What is the key to making real, lasting change in our lives?
As a therapist I used to look to create therapeutic home runs. Some of these felt to the client like a 4×4 across the forehead and others came in the form of a wave of love that produced satori—sudden enlightenment. Although I still value these moments, I realize that they don’t usually produce lasting change. They may contribute to seeing the world—or ourselves—in a new light, and this is part of what it takes to bring about change, but this alone is seldom enough.
Lasting change comes about as a result of two things—often happening in concert.
First, we need some kind of paradigm shift—a new way of making meaning of ourselves and our lives.
Second, we need to create new habits.
Why? Because we calcify ourselves with our old habits. We must replace them with new habits or else our new behaviors will be short lived.
Habits account for how we function throughout more than half of our waking hours, this is based on new research coming out of Harvard. Habits are super efficient ways of getting things done without having to think. I’d be in trouble without my habits. Yet some of my habits are the cause of how I disappoint myself—time and time again.

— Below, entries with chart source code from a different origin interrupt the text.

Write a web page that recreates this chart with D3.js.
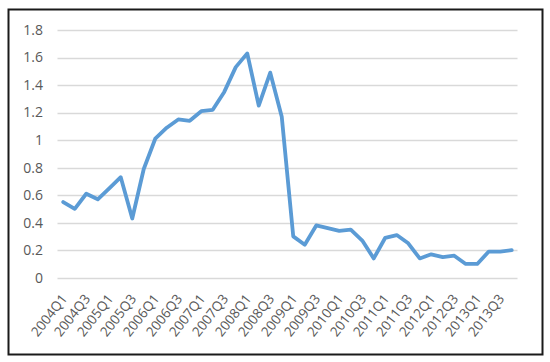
<!DOCTYPE html>
<html>
<head>
<meta charset="utf-8">
<script src="https://cdn.jsdelivr.net/npm/d3@7"></script>
<style>
  body { margin: 0; background: #fff; }
  svg text { font-family: "Open Sans", "Noto Sans", sans-serif; fill: #595959; }
</style>
</head>
<body>
<div id="chart"></div>
<script>
// quarterly values, 2004Q1 .. 2013Q4
var years = [2004, 2005, 2006, 2007, 2008, 2009, 2010, 2011, 2012, 2013];
var values = [
  0.55, 0.50, 0.61, 0.57,
  0.65, 0.73, 0.43, 0.79,
  1.01, 1.09, 1.15, 1.14,
  1.21, 1.22, 1.35, 1.53,
  1.63, 1.25, 1.49, 1.17,
  0.30, 0.24, 0.38, 0.36,
  0.34, 0.35, 0.27, 0.14,
  0.29, 0.31, 0.25, 0.14,
  0.17, 0.15, 0.16, 0.10,
  0.10, 0.19, 0.19, 0.20
];
var yTicks = [0, 0.2, 0.4, 0.6, 0.8, 1, 1.2, 1.4, 1.6, 1.8];

var quarters = [];
years.forEach(function(y) {
  [1, 2, 3, 4].forEach(function(q) { quarters.push(y + "Q" + q); });
});
var data = quarters.map(function(q, i) { return { q: q, v: values[i] }; });

var width = 550, height = 362;
var plot = { left: 57.5, right: 517.5, top: 30, bottom: 277.7 };

var svg = d3.select("#chart").append("svg")
  .attr("width", width)
  .attr("height", height);

// frame
svg.append("rect")
  .attr("x", 8.5).attr("y", 9.5)
  .attr("width", 534).attr("height", 345)
  .attr("fill", "#fff")
  .attr("stroke", "#1a1a1a")
  .attr("stroke-width", 2);

var x = d3.scaleBand()
  .domain(quarters)
  .range([plot.left, plot.right]);

var y = d3.scaleLinear()
  .domain([0, 1.8])
  .range([plot.bottom, plot.top]);

// gridlines
svg.append("g").selectAll("line")
  .data(yTicks)
  .enter()
  .append("line")
  .attr("x1", plot.left).attr("x2", plot.right)
  .attr("y1", function(d) { return Math.round(y(d)) + 0.5; })
  .attr("y2", function(d) { return Math.round(y(d)) + 0.5; })
  .attr("stroke", "#d9d9d9")
  .attr("stroke-width", 1.3);

// y labels
svg.append("g").selectAll("text")
  .data(yTicks)
  .enter()
  .append("text")
  .attr("x", 43)
  .attr("y", function(d) { return y(d); })
  .attr("dy", "0.35em")
  .attr("text-anchor", "end")
  .style("font-size", "14px")
  .text(function(d) { return d; });

// x labels, every other quarter
svg.append("g").selectAll("text")
  .data(quarters.filter(function(d, i) { return i % 2 === 0; }))
  .enter()
  .append("text")
  .attr("transform", function(d) {
    var cx = x(d) + x.bandwidth() / 2;
    return "translate(" + (cx + 1) + "," + 296 + ") rotate(-52)";
  })
  .attr("text-anchor", "end")
  .attr("dy", "0.35em")
  .style("font-size", "13.5px")
  .text(function(d) { return d; });

// line
var line = d3.line()
  .x(function(d) { return x(d.q) + x.bandwidth() / 2; })
  .y(function(d) { return y(d.v); });

svg.append("path")
  .datum(data)
  .attr("d", line)
  .attr("fill", "none")
  .attr("stroke", "#5b9bd5")
  .attr("stroke-width", 3.8)
  .attr("stroke-linejoin", "round")
  .attr("stroke-linecap", "round");
</script>
</body>
</html>
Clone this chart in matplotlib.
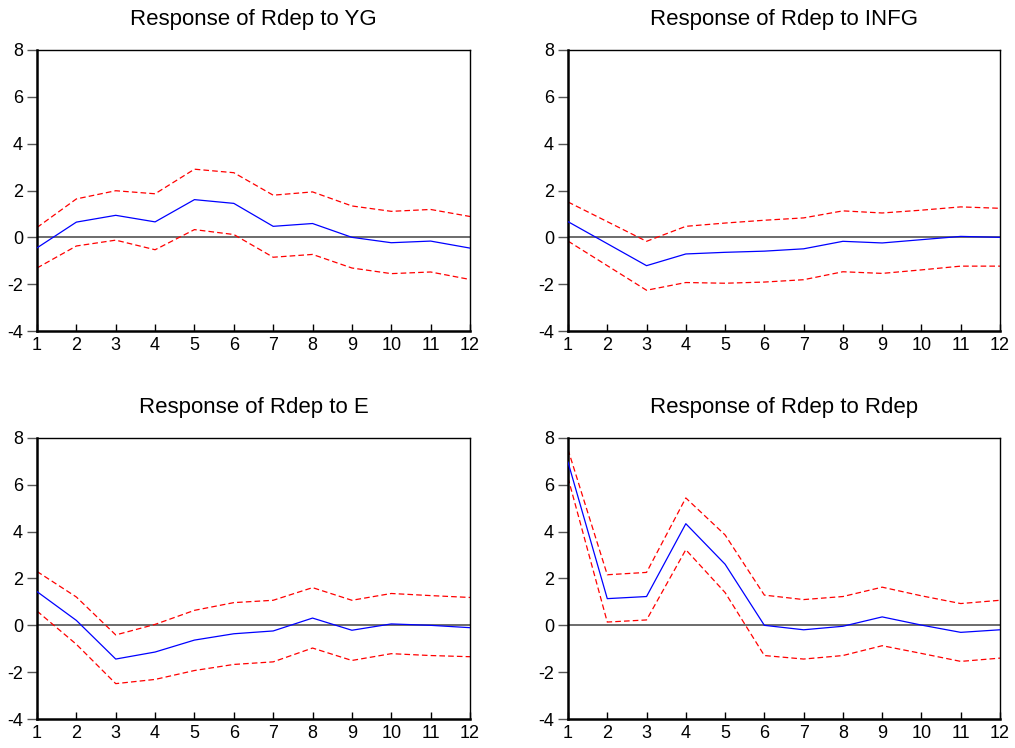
import matplotlib
matplotlib.use("Agg")
import matplotlib.pyplot as plt

plt.rcParams['font.family'] = ['Liberation Sans', 'DejaVu Sans']
plt.rcParams['axes.unicode_minus'] = False

periods = list(range(1, 13))

titles = ["Response of Rdep to YG", "Response of Rdep to INFG",
          "Response of Rdep to E", "Response of Rdep to Rdep"]

yg_resp = [-0.45, 0.65, 0.94, 0.66, 1.61, 1.45, 0.47, 0.59, 0.0, -0.23, -0.16, -0.46]
yg_up = [0.42, 1.64, 1.99, 1.86, 2.91, 2.76, 1.80, 1.94, 1.34, 1.11, 1.19, 0.89]
yg_lo = [-1.31, -0.37, -0.12, -0.53, 0.33, 0.12, -0.85, -0.73, -1.31, -1.55, -1.48, -1.80]

infg_resp = [0.67, -0.27, -1.21, -0.71, -0.64, -0.59, -0.49, -0.17, -0.24, -0.10, 0.04, 0.0]
infg_up = [1.51, 0.67, -0.17, 0.47, 0.61, 0.73, 0.83, 1.13, 1.04, 1.16, 1.30, 1.24]
infg_lo = [-0.16, -1.21, -2.26, -1.93, -1.96, -1.91, -1.81, -1.47, -1.54, -1.39, -1.23, -1.23]

e_resp = [1.44, 0.21, -1.44, -1.14, -0.63, -0.36, -0.24, 0.31, -0.21, 0.06, 0.0, -0.10]
e_up = [2.30, 1.21, -0.41, 0.04, 0.64, 0.97, 1.07, 1.61, 1.07, 1.36, 1.27, 1.19]
e_lo = [0.61, -0.81, -2.49, -2.31, -1.93, -1.67, -1.56, -0.97, -1.50, -1.21, -1.29, -1.34]

rdep_resp = [6.97, 1.14, 1.23, 4.34, 2.61, 0.0, -0.19, -0.04, 0.36, 0.01, -0.30, -0.19]
rdep_up = [7.51, 2.16, 2.26, 5.44, 3.86, 1.29, 1.10, 1.23, 1.63, 1.26, 0.93, 1.07]
rdep_lo = [6.30, 0.14, 0.23, 3.23, 1.40, -1.29, -1.44, -1.29, -0.87, -1.20, -1.54, -1.40]

series = [(yg_resp, yg_up, yg_lo), (infg_resp, infg_up, infg_lo),
          (e_resp, e_up, e_lo), (rdep_resp, rdep_up, rdep_lo)]

yticks = [-4, -2, 0, 2, 4, 6, 8]

fig = plt.figure(figsize=(10.15, 7.48), dpi=100)
W, H = 1015, 748
boxes = [(37, 50, 470, 331), (568, 50, 1000, 331),
         (37, 438, 470, 719), (568, 438, 1000, 719)]

for (l, t, r, b), title, (resp, up, lo) in zip(boxes, titles, series):
    ax = fig.add_axes([l / W, 1 - b / H, (r - l) / W, (b - t) / H])
    ax.axhline(0, color='#444444', lw=1.1, zorder=1)
    ax.plot(periods, up, color='red', lw=0.9, ls=(0, (4.5, 2.5)), zorder=2)
    ax.plot(periods, lo, color='red', lw=0.9, ls=(0, (4.5, 2.5)), zorder=2)
    ax.plot(periods, resp, color='blue', lw=0.9, zorder=3)
    ax.set_xlim(1, 12)
    ax.set_ylim(-4, 8)
    ax.set_xticks(periods)
    ax.set_yticks(yticks)
    ax.tick_params(axis='x', direction='in', length=5, labelsize=13, pad=4, width=1)
    ax.tick_params(axis='y', direction='out', length=7, labelsize=13, pad=3, width=1,
                   color='#555555', labelcolor='black')
    for side in ['left', 'bottom']:
        ax.spines[side].set_linewidth(1.8)
    for side in ['top', 'right']:
        ax.spines[side].set_linewidth(1.0)
    ax.set_title(title, fontsize=16, pad=18)

fig.savefig("out.png", dpi=100)
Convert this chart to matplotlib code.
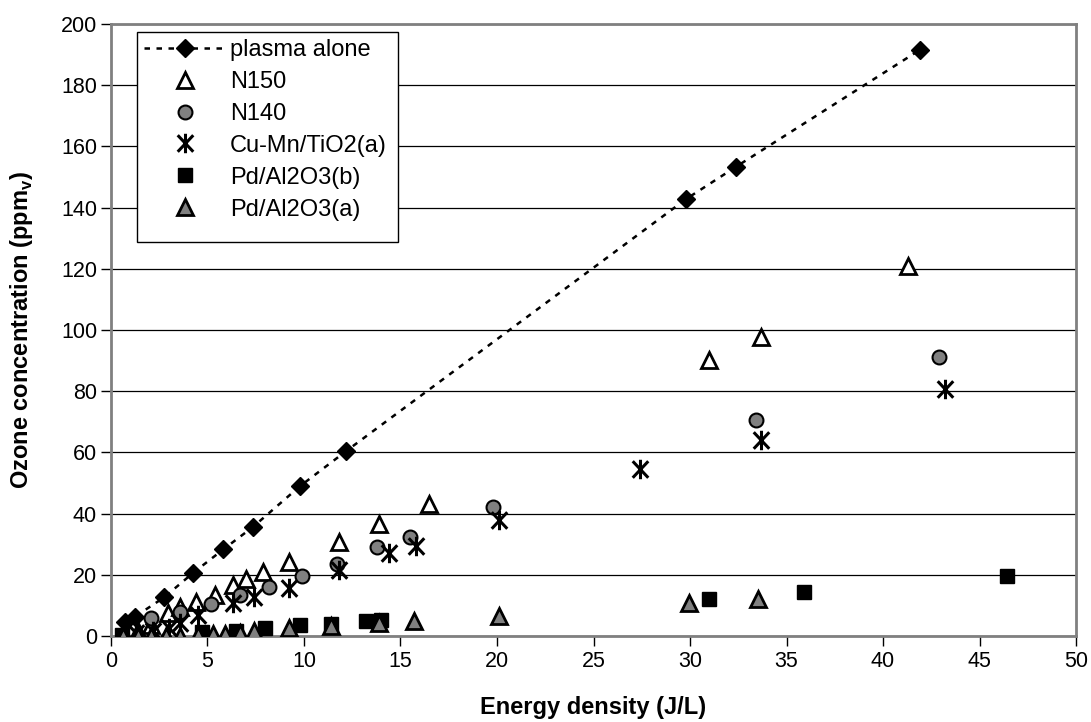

The messy pile on the left side of my office desk seems to reemerge within hours after I remove it. The postponement of taking a walk each day seems to be a recurring theme. Being impatient with my wife, Hannah, when she unknowingly interrupts me is a behavior I’d rather not see again. Yet, the pile on my desk keeps showing up, I’ve not walked enough this week, and I was impatient with Hannah twice, which is twice too often.
How can we change our habits?
The antidote to habitual behaviors is focused attention. I must use focused attention to wake myself up. When I use focused attention I arouse my higher brain centers. This is what many mindfulness practices stimulate—focused attention. But the problem is that they usually only last for a short period of time—30 to 60 minutes of meditation or yoga.
The practice that I find more impactful is to use Perception Language, because I speak on and off throughout the entire day. If each time I speak I practice Live Conscious then I am using focused attention repeatedly throughout my day. This different way of using language requires me to slow down and be intentional—no longer habitual. As I do this repeatedly I create new neural pathways—new, healthy habits.
Language is how I make meaning of whatever happens in my life. Largely, I do this unconsciously. And in many situations that works fine, but when I experience a conflict within myself or tension with another person, I immediately start using Perception Language. This way I disrupt my own habitual patterns of being defensive and reactive. As I break this tendency, I change my behaviors—and not just temporarily—but in a lasting way.
I just came back from our winter Live Conscious Retreat in Mexico. I witnessed people change and grow for three reasons.
- They had the courage to honestly speak up.
- They entered a new paradigm that allowed them to make meaning of their lives and relationships in a new way.
- They used Perception Language, breaking their habitual speech patterns and experiencing new ways to connect with themselves and other people.
I witnessed a mother and her grown daughter reconnect after twenty years of animosity, alienation, and adversarial monologues.
I witnessed a woman have an epiphany the first night of the retreat when she exclaimed, “It’s all me.” What she meant was that by no longer thinking of herself as a victim, she was free to become the architect of her life.
I witnessed couples rise up in love again. Not “fall in love,” but consciously rise up in love.
I witnessed a man embrace his “darkest” side, which resulted in a new born compassion for himself and other people.
I witnessed a man name himself “Artist,”—everyone at our retreats chooses their own name—and this name served to remind him that as a master wood carver he uses the imperfections in the wood to enhance his designs, and he realized he could do the same things in his relationships. He could work with people’s imperfections instead of judging them.
Will these changes last? I speculate that for well over half the participants, these changes will last, because the two ingredients for lasting change were present. A paradigm shift and new habits.
Live Conscious is the new paradigm. It helps me let go of praise and blame, come into the present moment, and step more fully into myself.
Perception Language is the tool by which I can create new habits—the only tool I’ve ever found—that allows me to wake myself up every time I speak. When I use Perception Language I focus my attention—engage my higher brain centers—so that I can consciously choose how I behave.